**The exercise:** Set every record down verbatim and omit the pictures.
— Start of Materials provided —
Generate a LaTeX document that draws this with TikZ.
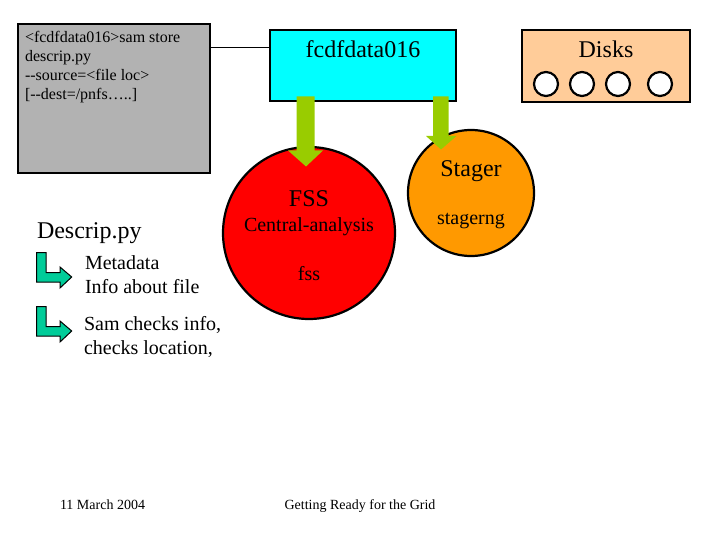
\documentclass[tikz,border=0pt]{standalone}
\usepackage{fontspec}
\setmainfont{Liberation Serif}
\newcommand{\fpx}[1]{\fontsize{#1pt}{#1pt}\selectfont}
\tikzset{
  boxshape/.style={draw=black,line width=2.2pt,rectangle,inner sep=0pt,outer sep=0pt,anchor=north west},
  ballshape/.style={draw=black,line width=2.2pt,circle,inner sep=0pt,outer sep=0pt},
  disk/.style={ballshape,fill=white,minimum size=24pt},
  greenarrow/.style={fill=arrowgreen,draw=none},
  bentarrow/.style={fill=bentgreen,draw=black,line width=1pt,line join=miter},
  label/.style={inner sep=0pt,outer sep=0pt,anchor=base west,text=black},
  labelc/.style={inner sep=0pt,outer sep=0pt,anchor=base,text=black}
}
\definecolor{arrowgreen}{HTML}{99CC00}
\definecolor{bentgreen}{HTML}{00CC99}
\definecolor{graybox}{HTML}{B2B2B2}
\definecolor{diskbox}{HTML}{FFCC99}
\definecolor{stagerorange}{HTML}{FF9900}
\definecolor{hostcyan}{HTML}{00FFFF}
\definecolor{fssred}{HTML}{FF0000}
\begin{document}
\begin{tikzpicture}[x=1pt,y=-1pt]
\useasboundingbox (0,0) rectangle (720,540);
% boxes
\node[boxshape,fill=graybox,minimum width=192pt,minimum height=149pt] (gray) at (18,24) {};
\node[boxshape,fill=hostcyan,minimum width=186pt,minimum height=71pt] (host) at (270,30) {};
\node[boxshape,fill=diskbox,minimum width=168pt,minimum height=72pt] (disks) at (522,30) {};
\coordinate (link) at (240,47.5);
\draw[black,line width=1.8pt] (gray.east |- link) -- (host.west |- link);
% disks
\node[disk] (d1) at (546,84) {};
\node[disk] (d2) at (582,84) {};
\node[disk] (d3) at (618,84) {};
\node[disk] (d4) at (660,84) {};
% circles
\node[ballshape,fill=fssred,minimum size=172pt] (fss) at (309,233) {};
\node[ballshape,fill=stagerorange,minimum size=126pt] (stager) at (471,193) {};
% block arrows
\fill[greenarrow] (296.5,96.5) -- (314.5,96.5) -- (314.5,150.5) -- (323,150.5) -- (306,166.5) -- (288,150.5) -- (296.5,150.5) -- cycle;
\fill[greenarrow] (433,96.5) -- (448.5,96.5) -- (448.5,136) -- (456.5,136) -- (441,149.5) -- (426,136) -- (433,136) -- cycle;
% bent arrows
\draw[bentarrow] (36.7,252.7) -- (46,252.7) -- (46,272.7) -- (60,272.7) -- (60,267) -- (71.7,277) -- (60,288) -- (60,282) -- (36.7,282) -- cycle;
\draw[bentarrow] (36.7,306.7) -- (46,306.7) -- (46,326.7) -- (60,326.7) -- (60,321) -- (71.7,331) -- (60,342) -- (60,336) -- (36.7,336) -- cycle;
% gray text
\node[label] (g1) at (25,43) {\fpx{16}<fcdfdata016>sam store};
\node[label] (g2) at (25,62) {\fpx{16}descrip.py};
\node[label] (g3) at (25,81) {\fpx{16}-{}-source=<file loc>};
\node[label] (g4) at (25,100) {\fpx{16}[-{}-dest=/pnfs…..]};
% titles
\node[labelc] (t1) at (363,58) {\fpx{24}fcdfdata016};
\node[labelc] (t2) at (606,58) {\fpx{24}Disks};
\node[labelc] (t3) at (471,177) {\fpx{24}Stager};
\node[labelc] (t4) at (309,207) {\fpx{24}FSS};
\node[labelc] (t5) at (309,232) {\fpx{20}Central-analysis};
\node[labelc] (t6) at (309,280) {\fpx{20}fss};
\node[labelc] (t7) at (471,225) {\fpx{20}stagerng};
\node[label] (t8) at (37,238) {\fpx{24}Descrip.py};
\node[label] (m1) at (85,269) {\fpx{20}Metadata};
\node[label] (m2) at (85,293) {\fpx{20}Info about file};
\node[label] (s1) at (84,330) {\fpx{20}Sam checks info,};
\node[label] (s2) at (84,354) {\fpx{20}checks location,};
\node[label] (f1) at (60,509) {\fpx{14}11 March 2004};
\node[labelc] (f2) at (360,509) {\fpx{14}Getting Ready for the Grid};
\end{tikzpicture}
\end{document}
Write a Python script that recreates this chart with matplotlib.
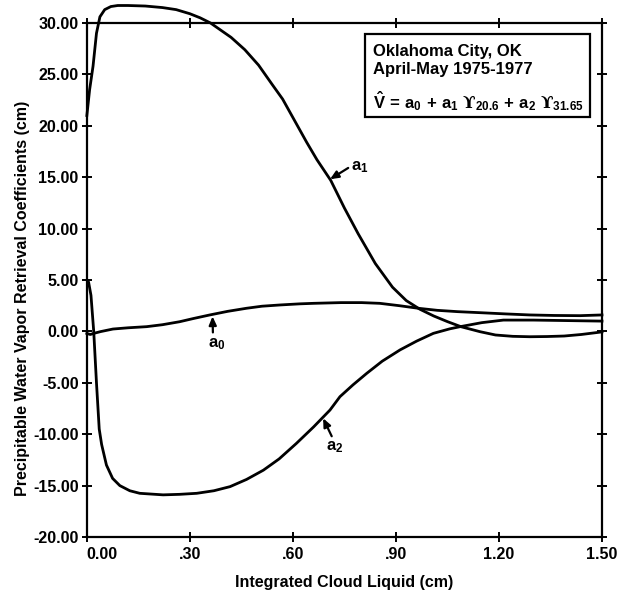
— End of Materials provided —
**Problem solution:**
Generate a LaTeX document that draws this with TikZ.
\documentclass[tikz,border=0pt]{standalone}
\usepackage{fontspec}
\setmainfont{Liberation Serif}
\newcommand{\fpx}[1]{\fontsize{#1pt}{#1pt}\selectfont}
\tikzset{
  boxshape/.style={draw=black,line width=2.2pt,rectangle,inner sep=0pt,outer sep=0pt,anchor=north west},
  ballshape/.style={draw=black,line width=2.2pt,circle,inner sep=0pt,outer sep=0pt},
  disk/.style={ballshape,fill=white,minimum size=24pt},
  greenarrow/.style={fill=arrowgreen,draw=none},
  bentarrow/.style={fill=bentgreen,draw=black,line width=1pt,line join=miter},
  label/.style={inner sep=0pt,outer sep=0pt,anchor=base west,text=black},
  labelc/.style={inner sep=0pt,outer sep=0pt,anchor=base,text=black}
}
\definecolor{arrowgreen}{HTML}{99CC00}
\definecolor{bentgreen}{HTML}{00CC99}
\definecolor{graybox}{HTML}{B2B2B2}
\definecolor{diskbox}{HTML}{FFCC99}
\definecolor{stagerorange}{HTML}{FF9900}
\definecolor{hostcyan}{HTML}{00FFFF}
\definecolor{fssred}{HTML}{FF0000}
\begin{document}
\begin{tikzpicture}[x=1pt,y=-1pt]
\useasboundingbox (0,0) rectangle (720,540);
% boxes
\node[boxshape,fill=graybox,minimum width=192pt,minimum height=149pt] (gray) at (18,24) {};
\node[boxshape,fill=hostcyan,minimum width=186pt,minimum height=71pt] (host) at (270,30) {};
\node[boxshape,fill=diskbox,minimum width=168pt,minimum height=72pt] (disks) at (522,30) {};
\coordinate (link) at (240,47.5);
\draw[black,line width=1.8pt] (gray.east |- link) -- (host.west |- link);
% disks
\node[disk] (d1) at (546,84) {};
\node[disk] (d2) at (582,84) {};
\node[disk] (d3) at (618,84) {};
\node[disk] (d4) at (660,84) {};
% circles
\node[ballshape,fill=fssred,minimum size=172pt] (fss) at (309,233) {};
\node[ballshape,fill=stagerorange,minimum size=126pt] (stager) at (471,193) {};
% block arrows
\fill[greenarrow] (296.5,96.5) -- (314.5,96.5) -- (314.5,150.5) -- (323,150.5) -- (306,166.5) -- (288,150.5) -- (296.5,150.5) -- cycle;
\fill[greenarrow] (433,96.5) -- (448.5,96.5) -- (448.5,136) -- (456.5,136) -- (441,149.5) -- (426,136) -- (433,136) -- cycle;
% bent arrows
\draw[bentarrow] (36.7,252.7) -- (46,252.7) -- (46,272.7) -- (60,272.7) -- (60,267) -- (71.7,277) -- (60,288) -- (60,282) -- (36.7,282) -- cycle;
\draw[bentarrow] (36.7,306.7) -- (46,306.7) -- (46,326.7) -- (60,326.7) -- (60,321) -- (71.7,331) -- (60,342) -- (60,336) -- (36.7,336) -- cycle;
% gray text
\node[label] (g1) at (25,43) {\fpx{16}<fcdfdata016>sam store};
\node[label] (g2) at (25,62) {\fpx{16}descrip.py};
\node[label] (g3) at (25,81) {\fpx{16}-{}-source=<file loc>};
\node[label] (g4) at (25,100) {\fpx{16}[-{}-dest=/pnfs…..]};
% titles
\node[labelc] (t1) at (363,58) {\fpx{24}fcdfdata016};
\node[labelc] (t2) at (606,58) {\fpx{24}Disks};
\node[labelc] (t3) at (471,177) {\fpx{24}Stager};
\node[labelc] (t4) at (309,207) {\fpx{24}FSS};
\node[labelc] (t5) at (309,232) {\fpx{20}Central-analysis};
\node[labelc] (t6) at (309,280) {\fpx{20}fss};
\node[labelc] (t7) at (471,225) {\fpx{20}stagerng};
\node[label] (t8) at (37,238) {\fpx{24}Descrip.py};
\node[label] (m1) at (85,269) {\fpx{20}Metadata};
\node[label] (m2) at (85,293) {\fpx{20}Info about file};
\node[label] (s1) at (84,330) {\fpx{20}Sam checks info,};
\node[label] (s2) at (84,354) {\fpx{20}checks location,};
\node[label] (f1) at (60,509) {\fpx{14}11 March 2004};
\node[labelc] (f2) at (360,509) {\fpx{14}Getting Ready for the Grid};
\end{tikzpicture}
\end{document}
Write a Python script that recreates this chart with matplotlib.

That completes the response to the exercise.